Non c’è nulla di nuovo: Gli aspiranti sposi raccontano la storia esilarante della giovane Agrafena Savvišna rimasta vedova in seguito alla morte dell’anziano marito, Ivan Samsonovič Bokastov, proprietario di un popolare ristorante dalle cospicue entrate. Sono passate poche ore dalla scomparsa del ricco e poco attraente consorte, ma Agrafena Savvišna è stata letteralmente assediata da uno schieramento di pretendenti alla sua mano e al suo cuore… sia chiaro che i cinque tra cui un cuoco, un becchino, un cocchiere, un diacono e un marcatore in sala di biliardo aspirano al patrimonio del defunto e non alla giovane vedova piuttosto carina! Abbastanza confusa, sceglie il becchino, ma alla fine cambia idea, vuole il marcatore, e qui casca l’asino: quest’ultimo nel timore che la bella vedova sposi il becchino gli ha rubato il passaporto e per errore l’ha tirato fuori durante la cerimonia all’ufficio anagrafe. Quindi, povera Agaf’ja Savvišna risulta sposata col becchino, che disastro! E non finisce qui: nella confusione generale, riappare il marito dell’avvenente vedova. Non è passato alla miglior vita, ma soltanto addormentato a causa dell’eccessiva quantità d’alcool inghiottito, creduto morto e portato in chiesa dove si è svegliato! I pretendenti uno a uno si ritirano mentre Agaf’ja Savvišna chiede perdono al marito.

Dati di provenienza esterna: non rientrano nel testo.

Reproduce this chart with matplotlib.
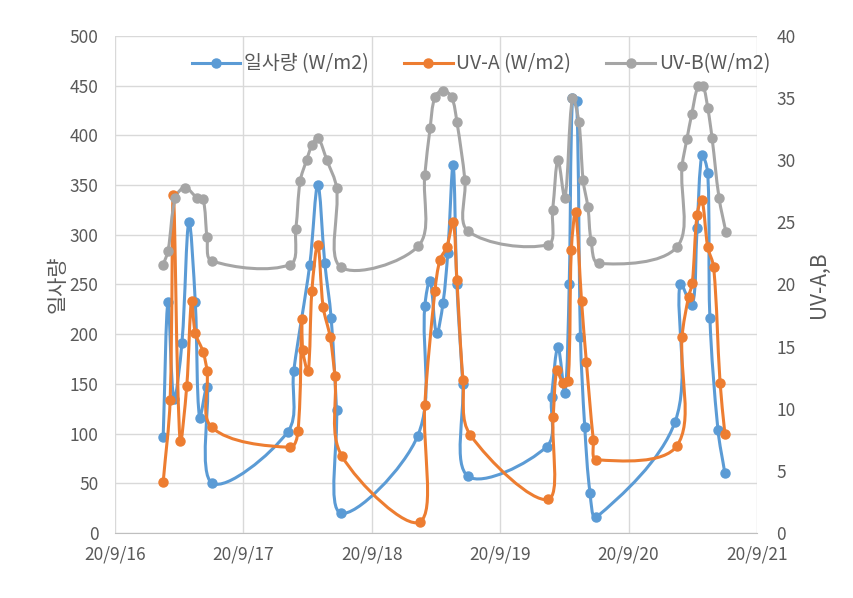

Il libretto dell’operetta scritta nel 1927 si deve alla penna di Nikolaj Aduev e Sergej Antimonov. La faccenda esilarante si svolge negli anni della cosiddetta Nuova Politica Economica introdotta dal giovane governo sovietico vista la situazione del paese aggravata a causa della rivoluzione del 1917. Il libretto, ovviamente, è legato agli avvenimenti e ai tipi umani degli anni ’20 del Novecento, ciò nonostante fa ridere quasi cent’anni dopo: i personaggi descritti e i loro rispettivi vizi sono facili da trovare anche nei giorni nostri. L’operetta di Dunaevskij, compositore di grandissimo talento e autore di popolarissime hit dell’epoca staliniana, presenta una marea di melodie accattivanti in più generi (valzer, polka, galop, foxtrot, tango) e di citazioni dei compositori classici, da Rossini a Musorgskij, a scopo di parodia. Si definisce operetta, la creazione di Dunaevskij, ma è più vicina al genere di vaudeville, molto popolare in Russia per tutto il diciannovesimo secolo.

Per “domare” il capriccioso genere e provare di conquistare il pubblico, alla città siberiana è arrivata  una squadra moscovita composta dal regista Nikolaj Pokolylo, la coreografa Marina Sukontseva, lo scenografo Evghenij Terekhov, la costumista Anastasija Šentalinskaja e i light designer Galina Mel’nik e Maksim Trajber. Insieme hanno messo in scena uno spettacolo coloratissimo e spiritosissimo. Le scenografie hanno rispecchiato le tendenze delle correnti artistiche in voga negli anni ’20 del Novecento come il liberty russo e il costruttivismo, molto sentite nei primi decenni del secolo e nella giovane Unione Sovietica. Colori accesi come rosso e nero, forme geometriche accanto alle linee sinuose, scritte umoristiche e propagandiste: “la veste” dell’operetta satirica di Dunaevskij ha contribuito parecchio per creare un vero show, dinamico e a tratti esilarante. Non un punto morto, tante trovate registiche, la complicità creatasi tra gli interpreti e un’evidente modernità: Gli aspiranti sposi siberiani fanno fatto tanto divertire quanto riflettere grazie a parecchi paralleli con l’attualità della Russia contemporanea che ha adottato il “capitalismo selvaggio”.

Il teatro della commedia musicale d’Irkutsk vanta molti artisti talentuosi e poliedrici, in possesso di arte di cantare, ballare e recitare e ogni ruolo di Gli aspiranti sposi ha trovato un interprete ideale: Ivan Samsonovič Bokastov – Nikolaj Malyšev, Vera Šepetkina – Agrafena Savvišna, Aleksandr Ajdarov – Kuprijanovič (un cuoco), Vladimir Jakovlev – Filat Ignat’evič Štobyšev (un becchino), Viktor Lesovoj – Efim Isaevič (un cocchiere), Gejrat Šabanov – un diacono, Maksim Kolesnikov – Roman Kazimirović Gus’-Pleškovskij (un marcatore in sala di biliardo) e tutti gli interpreti dei numerosi ruoli di contorno.

Sul podio Viktor Olin ha ottenuto un’ottima resa dall’orchestra tutt’altro che grande: i professori si sono emersi con un evidente piacere nel mondo di musica leggera degli anni 1920 e hanno suonato con brio e un grande senso d’umorismo polke, valzer, tango e pezzi jazzati, del resto, tutti belli e orecchiabili, come tutta la musica di Dunaevskij. Una grande professionalità hanno dimostrato i due maestri del coro, Natal’ja Ladyghina e Ul’jana Čuguevskaja.

Un successo non solo grande e pienamente meritato: Gli aspiranti sposi siberiani hanno conquistato il pubblico della capitale russa che di tutti i generi del teatro musicale si intende assai.